Самое первое впечатление о театре было гораздо раньше, когда мы всем четвертым классом смотрели в детском театре пьесу Сергея Михалкова «Особое задание». Я верил всему, что происходило на сцене. Для меня это не было театром. Плоские декорации, которые изображали зелень, для меня были лесом, который пахнул деревьями, грибами, ягодами и где действительно играли в эту военную игру Эти переодетые в мальчиков женщины не были для меня артистками, как их называют, травести, — это были настоящие дети. Я не помнил, как все это началось и как все это кончилось, я был там, в действии, но в то время у меня не было мыслей, что я хочу быть артистом. И только потом, когда захотел этого, я вспомнил, как наивно верил в это действо и какое это было потрясение. Я понял тогда, что сюда буду ходить всегда. Это точно так же, как я первый раз снимался в кино в картине «Убийство на улице Данте» и выехал «за границу», в Ригу. Мы с Мишей Козаковым еще были студентами и сидели за столом в ресторане с Ростиславом Пляттом и Еленой Козыревой. Боже мой, как мне нравилось слово «ресторан», как мне нравилась вся еда, тарелки, официанты. И когда на сладкое подали что-то такое белое, я принял это за манную кашу, но когда попробовал, то понял, что я буду есть это всю свою жизнь, по три раза каждый день. Это были взбитые сливки. О господи!

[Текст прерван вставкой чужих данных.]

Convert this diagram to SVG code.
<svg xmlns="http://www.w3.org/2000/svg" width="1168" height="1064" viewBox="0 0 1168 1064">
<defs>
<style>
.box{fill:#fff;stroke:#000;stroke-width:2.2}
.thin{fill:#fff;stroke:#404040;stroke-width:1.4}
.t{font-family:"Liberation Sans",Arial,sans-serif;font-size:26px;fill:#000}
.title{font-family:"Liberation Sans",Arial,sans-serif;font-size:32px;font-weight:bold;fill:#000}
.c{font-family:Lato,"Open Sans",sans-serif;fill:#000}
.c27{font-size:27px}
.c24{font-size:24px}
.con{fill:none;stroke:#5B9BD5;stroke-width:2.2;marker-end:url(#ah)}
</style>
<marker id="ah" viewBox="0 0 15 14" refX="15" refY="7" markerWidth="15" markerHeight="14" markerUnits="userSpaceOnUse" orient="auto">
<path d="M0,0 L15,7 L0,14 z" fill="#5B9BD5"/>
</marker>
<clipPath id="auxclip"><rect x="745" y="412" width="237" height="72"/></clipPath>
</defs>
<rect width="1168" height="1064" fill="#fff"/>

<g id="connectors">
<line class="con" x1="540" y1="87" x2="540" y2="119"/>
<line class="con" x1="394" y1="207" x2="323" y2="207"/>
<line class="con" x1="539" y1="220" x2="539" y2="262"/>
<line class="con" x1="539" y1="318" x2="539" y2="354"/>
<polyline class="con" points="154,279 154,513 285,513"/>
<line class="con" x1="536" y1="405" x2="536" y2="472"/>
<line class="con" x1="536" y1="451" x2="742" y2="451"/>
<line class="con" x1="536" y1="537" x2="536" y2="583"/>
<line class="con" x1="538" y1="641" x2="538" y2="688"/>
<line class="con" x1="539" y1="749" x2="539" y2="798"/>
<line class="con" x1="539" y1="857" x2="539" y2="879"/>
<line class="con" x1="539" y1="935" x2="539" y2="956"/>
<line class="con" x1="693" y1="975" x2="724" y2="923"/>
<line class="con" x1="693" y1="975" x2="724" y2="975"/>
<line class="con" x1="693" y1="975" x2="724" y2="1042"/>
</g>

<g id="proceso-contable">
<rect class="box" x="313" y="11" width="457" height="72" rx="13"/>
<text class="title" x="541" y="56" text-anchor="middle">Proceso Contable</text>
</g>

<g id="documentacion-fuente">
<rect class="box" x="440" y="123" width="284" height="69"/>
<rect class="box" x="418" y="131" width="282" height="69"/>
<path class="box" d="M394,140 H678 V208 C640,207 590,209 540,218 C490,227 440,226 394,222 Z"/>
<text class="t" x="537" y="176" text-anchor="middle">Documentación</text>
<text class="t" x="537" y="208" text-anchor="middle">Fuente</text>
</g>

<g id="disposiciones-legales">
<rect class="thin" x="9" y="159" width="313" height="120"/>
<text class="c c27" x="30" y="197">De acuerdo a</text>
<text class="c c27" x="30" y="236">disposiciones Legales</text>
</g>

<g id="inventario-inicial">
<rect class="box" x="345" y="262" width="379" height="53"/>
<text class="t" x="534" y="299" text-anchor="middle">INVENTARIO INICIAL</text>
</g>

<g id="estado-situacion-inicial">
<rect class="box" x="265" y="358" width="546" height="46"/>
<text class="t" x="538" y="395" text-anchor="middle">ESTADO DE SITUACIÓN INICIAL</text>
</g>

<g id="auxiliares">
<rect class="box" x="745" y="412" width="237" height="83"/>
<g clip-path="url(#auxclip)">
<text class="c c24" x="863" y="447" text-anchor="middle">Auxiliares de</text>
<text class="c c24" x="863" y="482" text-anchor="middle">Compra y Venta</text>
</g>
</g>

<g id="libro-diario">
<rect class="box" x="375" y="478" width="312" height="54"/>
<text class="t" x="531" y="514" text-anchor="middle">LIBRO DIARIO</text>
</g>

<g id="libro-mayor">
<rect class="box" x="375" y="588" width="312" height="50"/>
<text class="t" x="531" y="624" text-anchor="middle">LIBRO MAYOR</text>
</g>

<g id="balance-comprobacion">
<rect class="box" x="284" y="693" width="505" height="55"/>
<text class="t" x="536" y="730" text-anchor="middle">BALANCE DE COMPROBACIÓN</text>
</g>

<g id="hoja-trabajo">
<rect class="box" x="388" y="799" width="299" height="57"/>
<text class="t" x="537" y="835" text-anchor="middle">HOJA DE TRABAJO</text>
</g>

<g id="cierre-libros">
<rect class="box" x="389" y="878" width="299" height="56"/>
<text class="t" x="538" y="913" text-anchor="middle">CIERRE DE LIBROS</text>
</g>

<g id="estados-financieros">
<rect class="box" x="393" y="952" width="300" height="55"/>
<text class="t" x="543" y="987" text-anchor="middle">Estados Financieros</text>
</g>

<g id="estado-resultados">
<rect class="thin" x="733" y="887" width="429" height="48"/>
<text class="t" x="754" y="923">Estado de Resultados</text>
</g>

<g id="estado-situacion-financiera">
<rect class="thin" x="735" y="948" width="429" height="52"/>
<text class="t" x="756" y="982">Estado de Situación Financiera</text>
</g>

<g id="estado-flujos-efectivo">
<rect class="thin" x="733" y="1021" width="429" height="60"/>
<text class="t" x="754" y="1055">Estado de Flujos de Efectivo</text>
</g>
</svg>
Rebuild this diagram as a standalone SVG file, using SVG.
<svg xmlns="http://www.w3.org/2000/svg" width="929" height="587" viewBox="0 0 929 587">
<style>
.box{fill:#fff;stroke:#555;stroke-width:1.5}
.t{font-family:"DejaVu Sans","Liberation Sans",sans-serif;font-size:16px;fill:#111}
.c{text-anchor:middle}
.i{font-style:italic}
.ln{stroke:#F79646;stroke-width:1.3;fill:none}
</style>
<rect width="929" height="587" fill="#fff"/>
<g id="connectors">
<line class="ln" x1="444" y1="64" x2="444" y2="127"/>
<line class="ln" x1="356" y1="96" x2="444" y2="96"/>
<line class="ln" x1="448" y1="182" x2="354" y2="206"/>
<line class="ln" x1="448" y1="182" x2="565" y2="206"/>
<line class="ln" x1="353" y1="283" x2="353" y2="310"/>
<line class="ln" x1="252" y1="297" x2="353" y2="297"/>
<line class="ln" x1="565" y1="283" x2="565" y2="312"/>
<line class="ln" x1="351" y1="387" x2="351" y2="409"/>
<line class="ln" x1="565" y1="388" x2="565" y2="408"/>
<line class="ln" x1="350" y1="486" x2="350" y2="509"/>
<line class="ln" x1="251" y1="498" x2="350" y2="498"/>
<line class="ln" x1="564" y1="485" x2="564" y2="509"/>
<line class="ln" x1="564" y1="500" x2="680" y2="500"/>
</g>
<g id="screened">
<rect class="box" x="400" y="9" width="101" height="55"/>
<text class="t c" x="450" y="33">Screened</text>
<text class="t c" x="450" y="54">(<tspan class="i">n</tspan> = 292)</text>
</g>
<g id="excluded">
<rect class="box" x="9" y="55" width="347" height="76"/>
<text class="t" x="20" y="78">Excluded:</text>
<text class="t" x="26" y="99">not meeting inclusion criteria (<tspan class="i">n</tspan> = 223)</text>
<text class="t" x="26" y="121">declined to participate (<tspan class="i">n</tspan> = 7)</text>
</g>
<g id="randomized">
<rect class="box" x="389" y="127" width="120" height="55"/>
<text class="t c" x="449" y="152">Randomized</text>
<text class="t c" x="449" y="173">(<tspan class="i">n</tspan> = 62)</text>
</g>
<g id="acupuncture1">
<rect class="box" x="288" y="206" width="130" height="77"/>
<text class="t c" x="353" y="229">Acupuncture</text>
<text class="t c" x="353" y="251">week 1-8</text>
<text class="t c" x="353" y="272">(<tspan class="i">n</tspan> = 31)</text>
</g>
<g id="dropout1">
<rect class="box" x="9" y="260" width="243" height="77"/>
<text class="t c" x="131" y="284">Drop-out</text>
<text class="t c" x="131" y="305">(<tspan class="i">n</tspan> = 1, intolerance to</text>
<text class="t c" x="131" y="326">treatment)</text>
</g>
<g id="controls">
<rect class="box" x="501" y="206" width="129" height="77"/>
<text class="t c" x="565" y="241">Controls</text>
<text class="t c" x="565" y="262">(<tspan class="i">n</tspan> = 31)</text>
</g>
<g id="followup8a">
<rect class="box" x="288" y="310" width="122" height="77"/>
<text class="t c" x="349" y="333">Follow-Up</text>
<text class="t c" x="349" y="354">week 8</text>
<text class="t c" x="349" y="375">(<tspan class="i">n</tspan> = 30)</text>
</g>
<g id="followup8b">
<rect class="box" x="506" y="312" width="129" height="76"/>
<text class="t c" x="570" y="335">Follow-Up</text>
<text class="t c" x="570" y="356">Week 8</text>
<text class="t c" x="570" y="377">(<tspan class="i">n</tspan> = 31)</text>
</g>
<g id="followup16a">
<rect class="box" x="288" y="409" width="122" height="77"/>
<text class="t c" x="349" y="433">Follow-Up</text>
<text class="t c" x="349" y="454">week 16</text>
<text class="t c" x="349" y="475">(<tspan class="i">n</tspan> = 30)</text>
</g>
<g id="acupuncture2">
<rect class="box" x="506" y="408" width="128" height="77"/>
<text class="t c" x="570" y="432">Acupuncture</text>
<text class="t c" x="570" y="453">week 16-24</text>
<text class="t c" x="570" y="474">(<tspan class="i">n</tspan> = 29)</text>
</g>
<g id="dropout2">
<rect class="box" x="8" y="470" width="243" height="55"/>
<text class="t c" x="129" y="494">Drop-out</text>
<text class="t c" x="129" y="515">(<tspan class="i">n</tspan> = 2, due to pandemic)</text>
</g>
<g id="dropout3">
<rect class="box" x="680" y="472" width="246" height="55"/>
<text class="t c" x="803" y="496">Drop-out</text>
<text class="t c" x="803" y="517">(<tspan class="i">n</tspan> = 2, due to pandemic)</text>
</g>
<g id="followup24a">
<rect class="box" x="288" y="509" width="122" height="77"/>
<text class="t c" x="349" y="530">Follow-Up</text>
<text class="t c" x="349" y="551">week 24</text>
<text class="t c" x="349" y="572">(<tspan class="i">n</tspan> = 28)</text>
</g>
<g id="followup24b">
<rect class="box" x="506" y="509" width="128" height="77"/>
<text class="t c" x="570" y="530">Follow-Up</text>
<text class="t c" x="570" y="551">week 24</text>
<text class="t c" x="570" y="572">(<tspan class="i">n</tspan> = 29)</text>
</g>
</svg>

* * *Не знаю, как все, но я очень хотел стать пионером, а позднее — комсомольцем. Мне нужен был комсомольский значок, потому что в театр на вечерние спектакли пускали только после шестнадцати лет, ну а с комсомольским значком было уже четырнадцать и два года можно было, как-то раздувшись, прибавить. И вообще мне нравился комсомольский значок, а в детстве — галстук. Когда меня приняли в пионеры, я аккуратно ходил на все сборы и ездил в пионерский лагерь, где всегда почему-то нес красное знамя на торжественных линейках. Как-то раз на открытии лагеря я впереди всей дружины гордо нес красное знамя и по колено попал в яму, которую не успели засыпать, упав туда вместе со знаменем под общий хохот всего отряда.